§ Task objective
Quote the entries below from the line with "Reproduce this chart" through the line with "Chart.register(...registerables);", both ends included, and only those lines.
※
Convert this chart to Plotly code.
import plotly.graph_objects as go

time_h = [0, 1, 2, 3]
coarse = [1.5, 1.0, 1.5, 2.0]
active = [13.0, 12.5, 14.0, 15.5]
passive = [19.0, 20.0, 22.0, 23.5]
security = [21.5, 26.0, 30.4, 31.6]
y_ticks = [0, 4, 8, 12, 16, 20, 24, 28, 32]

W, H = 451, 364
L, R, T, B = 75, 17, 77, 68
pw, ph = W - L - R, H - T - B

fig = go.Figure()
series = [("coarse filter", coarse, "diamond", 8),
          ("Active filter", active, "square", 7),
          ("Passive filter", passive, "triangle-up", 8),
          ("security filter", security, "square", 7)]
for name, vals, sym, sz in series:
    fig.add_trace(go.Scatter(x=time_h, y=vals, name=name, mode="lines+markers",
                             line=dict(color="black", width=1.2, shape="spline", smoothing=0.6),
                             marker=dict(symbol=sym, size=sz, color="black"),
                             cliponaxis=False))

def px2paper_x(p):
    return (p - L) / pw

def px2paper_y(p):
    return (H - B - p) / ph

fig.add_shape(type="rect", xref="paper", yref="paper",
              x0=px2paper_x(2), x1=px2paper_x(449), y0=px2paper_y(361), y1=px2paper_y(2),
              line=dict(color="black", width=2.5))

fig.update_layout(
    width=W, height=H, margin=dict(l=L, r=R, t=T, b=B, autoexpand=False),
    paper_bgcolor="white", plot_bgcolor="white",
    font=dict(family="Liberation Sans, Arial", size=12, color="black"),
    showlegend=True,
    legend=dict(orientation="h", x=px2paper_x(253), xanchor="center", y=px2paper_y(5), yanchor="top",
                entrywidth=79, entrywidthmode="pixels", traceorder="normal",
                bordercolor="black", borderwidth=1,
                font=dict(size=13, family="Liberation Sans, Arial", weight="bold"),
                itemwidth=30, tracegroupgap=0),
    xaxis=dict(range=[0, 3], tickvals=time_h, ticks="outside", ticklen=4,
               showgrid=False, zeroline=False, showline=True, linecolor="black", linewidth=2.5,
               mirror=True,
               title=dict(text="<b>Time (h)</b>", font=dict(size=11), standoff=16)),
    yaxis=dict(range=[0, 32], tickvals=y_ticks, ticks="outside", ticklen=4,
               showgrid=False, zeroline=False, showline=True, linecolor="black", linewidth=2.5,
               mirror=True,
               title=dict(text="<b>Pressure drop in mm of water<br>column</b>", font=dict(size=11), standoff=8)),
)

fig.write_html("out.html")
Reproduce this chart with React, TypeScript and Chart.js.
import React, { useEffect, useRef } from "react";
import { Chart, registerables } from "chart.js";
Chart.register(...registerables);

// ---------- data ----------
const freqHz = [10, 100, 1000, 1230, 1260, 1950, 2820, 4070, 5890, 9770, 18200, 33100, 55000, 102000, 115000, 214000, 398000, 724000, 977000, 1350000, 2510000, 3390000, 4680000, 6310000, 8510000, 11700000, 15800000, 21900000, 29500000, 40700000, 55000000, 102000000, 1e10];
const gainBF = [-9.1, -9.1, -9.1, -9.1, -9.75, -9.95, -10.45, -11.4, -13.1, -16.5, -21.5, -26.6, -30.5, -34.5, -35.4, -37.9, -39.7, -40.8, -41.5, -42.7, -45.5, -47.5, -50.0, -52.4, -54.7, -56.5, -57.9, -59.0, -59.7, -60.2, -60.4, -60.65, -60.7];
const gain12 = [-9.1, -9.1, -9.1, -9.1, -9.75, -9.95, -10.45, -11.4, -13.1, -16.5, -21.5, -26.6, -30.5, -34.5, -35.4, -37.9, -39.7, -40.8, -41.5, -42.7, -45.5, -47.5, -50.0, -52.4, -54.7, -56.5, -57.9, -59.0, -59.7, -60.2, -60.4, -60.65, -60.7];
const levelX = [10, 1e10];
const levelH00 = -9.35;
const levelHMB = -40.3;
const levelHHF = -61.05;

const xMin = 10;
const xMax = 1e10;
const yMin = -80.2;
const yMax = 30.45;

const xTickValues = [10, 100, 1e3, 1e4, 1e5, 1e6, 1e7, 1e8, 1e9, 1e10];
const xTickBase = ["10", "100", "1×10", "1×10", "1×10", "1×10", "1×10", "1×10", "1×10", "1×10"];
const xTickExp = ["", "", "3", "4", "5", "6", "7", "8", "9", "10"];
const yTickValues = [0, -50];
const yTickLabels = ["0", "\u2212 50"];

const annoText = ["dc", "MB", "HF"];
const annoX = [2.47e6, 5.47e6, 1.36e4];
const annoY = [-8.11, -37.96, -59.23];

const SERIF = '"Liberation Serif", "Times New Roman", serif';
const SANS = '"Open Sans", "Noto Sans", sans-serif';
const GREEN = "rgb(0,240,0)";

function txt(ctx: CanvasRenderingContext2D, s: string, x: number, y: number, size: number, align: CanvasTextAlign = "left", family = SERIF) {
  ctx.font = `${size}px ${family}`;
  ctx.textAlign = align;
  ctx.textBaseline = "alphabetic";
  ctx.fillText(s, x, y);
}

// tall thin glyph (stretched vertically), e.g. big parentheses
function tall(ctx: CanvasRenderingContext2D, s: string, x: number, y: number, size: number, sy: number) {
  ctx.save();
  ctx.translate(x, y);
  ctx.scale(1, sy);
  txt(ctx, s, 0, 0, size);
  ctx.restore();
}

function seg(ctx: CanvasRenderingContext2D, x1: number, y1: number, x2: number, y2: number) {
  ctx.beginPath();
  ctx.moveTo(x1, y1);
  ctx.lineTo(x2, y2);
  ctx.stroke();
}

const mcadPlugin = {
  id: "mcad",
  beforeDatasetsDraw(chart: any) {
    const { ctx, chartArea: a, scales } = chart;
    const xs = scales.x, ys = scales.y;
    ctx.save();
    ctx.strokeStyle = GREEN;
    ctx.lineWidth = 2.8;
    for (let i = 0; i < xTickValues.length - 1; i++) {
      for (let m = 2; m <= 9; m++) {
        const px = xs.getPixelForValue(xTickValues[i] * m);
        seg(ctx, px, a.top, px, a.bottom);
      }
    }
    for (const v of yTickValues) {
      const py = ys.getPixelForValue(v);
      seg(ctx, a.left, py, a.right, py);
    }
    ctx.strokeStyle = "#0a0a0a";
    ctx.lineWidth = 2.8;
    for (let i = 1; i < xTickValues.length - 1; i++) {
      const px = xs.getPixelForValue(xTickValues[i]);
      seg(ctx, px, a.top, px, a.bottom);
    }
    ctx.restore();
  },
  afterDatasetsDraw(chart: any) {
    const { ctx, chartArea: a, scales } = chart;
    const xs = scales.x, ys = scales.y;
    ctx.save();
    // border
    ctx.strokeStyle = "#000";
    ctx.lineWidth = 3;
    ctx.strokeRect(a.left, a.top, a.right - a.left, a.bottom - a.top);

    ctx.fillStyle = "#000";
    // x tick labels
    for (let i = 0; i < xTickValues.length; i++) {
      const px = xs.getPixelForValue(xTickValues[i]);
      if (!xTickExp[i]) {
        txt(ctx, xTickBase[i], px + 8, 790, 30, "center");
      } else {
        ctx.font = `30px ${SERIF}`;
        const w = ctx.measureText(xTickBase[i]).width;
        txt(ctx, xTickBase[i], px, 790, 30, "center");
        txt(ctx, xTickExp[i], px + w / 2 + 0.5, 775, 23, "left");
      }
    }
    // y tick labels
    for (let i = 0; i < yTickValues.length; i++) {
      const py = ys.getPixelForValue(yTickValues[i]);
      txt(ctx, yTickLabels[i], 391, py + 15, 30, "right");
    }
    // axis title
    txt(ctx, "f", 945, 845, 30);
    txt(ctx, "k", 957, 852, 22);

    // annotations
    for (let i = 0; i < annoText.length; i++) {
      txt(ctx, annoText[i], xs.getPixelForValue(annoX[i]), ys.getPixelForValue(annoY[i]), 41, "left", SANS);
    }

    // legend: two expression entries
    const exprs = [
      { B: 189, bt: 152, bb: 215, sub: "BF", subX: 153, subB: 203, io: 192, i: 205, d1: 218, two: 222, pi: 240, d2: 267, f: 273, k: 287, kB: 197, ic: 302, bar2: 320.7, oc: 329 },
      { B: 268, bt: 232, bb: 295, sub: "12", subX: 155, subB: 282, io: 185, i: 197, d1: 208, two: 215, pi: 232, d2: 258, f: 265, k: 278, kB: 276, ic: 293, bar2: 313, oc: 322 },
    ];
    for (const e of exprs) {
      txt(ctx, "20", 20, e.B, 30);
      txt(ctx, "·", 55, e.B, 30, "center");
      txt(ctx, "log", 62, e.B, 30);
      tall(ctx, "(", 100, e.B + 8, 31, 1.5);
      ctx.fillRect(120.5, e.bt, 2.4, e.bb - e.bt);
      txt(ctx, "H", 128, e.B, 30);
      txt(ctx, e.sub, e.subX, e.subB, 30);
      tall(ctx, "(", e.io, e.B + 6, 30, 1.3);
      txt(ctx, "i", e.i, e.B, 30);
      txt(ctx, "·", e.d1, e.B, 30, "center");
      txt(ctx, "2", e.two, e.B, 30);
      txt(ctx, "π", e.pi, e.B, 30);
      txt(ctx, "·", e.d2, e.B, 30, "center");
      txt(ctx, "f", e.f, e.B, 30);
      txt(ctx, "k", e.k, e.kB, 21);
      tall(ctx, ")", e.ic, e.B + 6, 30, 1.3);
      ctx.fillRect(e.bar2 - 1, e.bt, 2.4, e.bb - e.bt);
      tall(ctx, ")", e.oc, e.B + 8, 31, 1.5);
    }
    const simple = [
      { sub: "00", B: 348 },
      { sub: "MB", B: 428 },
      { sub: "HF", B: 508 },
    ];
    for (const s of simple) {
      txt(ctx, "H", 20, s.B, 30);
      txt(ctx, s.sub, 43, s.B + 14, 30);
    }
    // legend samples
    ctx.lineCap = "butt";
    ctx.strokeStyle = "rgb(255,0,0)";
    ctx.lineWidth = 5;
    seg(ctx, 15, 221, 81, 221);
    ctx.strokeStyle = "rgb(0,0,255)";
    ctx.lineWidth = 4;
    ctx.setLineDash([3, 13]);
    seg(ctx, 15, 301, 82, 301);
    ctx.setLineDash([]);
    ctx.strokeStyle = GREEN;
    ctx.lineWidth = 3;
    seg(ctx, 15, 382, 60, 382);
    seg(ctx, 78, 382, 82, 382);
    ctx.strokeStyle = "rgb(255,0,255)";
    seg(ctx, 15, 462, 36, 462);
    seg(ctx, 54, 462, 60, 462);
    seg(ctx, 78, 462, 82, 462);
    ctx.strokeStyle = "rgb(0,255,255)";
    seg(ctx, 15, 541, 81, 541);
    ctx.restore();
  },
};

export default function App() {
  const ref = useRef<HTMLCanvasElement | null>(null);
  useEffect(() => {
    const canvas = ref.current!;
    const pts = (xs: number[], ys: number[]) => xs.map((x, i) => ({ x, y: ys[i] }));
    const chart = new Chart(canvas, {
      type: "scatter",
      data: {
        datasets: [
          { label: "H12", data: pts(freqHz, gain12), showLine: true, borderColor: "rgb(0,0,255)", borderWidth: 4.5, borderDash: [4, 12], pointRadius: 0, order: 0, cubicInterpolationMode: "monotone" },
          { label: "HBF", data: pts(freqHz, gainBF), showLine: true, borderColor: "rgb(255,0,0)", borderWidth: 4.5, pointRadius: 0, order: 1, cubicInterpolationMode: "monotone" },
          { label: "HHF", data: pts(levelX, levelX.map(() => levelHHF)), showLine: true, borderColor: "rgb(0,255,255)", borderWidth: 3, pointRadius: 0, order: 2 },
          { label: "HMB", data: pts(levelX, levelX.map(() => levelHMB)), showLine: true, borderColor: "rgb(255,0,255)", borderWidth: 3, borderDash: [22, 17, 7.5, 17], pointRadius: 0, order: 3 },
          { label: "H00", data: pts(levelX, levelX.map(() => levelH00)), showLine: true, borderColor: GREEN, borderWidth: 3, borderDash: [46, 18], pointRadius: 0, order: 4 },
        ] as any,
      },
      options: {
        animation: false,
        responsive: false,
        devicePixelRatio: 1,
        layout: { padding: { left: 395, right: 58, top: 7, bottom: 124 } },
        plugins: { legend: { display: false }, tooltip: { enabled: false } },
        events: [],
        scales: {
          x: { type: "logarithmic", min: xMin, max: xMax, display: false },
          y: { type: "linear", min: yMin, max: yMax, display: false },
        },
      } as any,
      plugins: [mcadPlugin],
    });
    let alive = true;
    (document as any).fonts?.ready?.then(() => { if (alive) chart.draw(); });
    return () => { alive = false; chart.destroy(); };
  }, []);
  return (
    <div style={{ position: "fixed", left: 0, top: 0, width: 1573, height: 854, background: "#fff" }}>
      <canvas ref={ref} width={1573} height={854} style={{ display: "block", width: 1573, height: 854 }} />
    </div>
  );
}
※
§ Written answer
Reproduce this chart with React, TypeScript and Chart.js.
import React, { useEffect, useRef } from "react";
import { Chart, registerables } from "chart.js";
Chart.register(...registerables);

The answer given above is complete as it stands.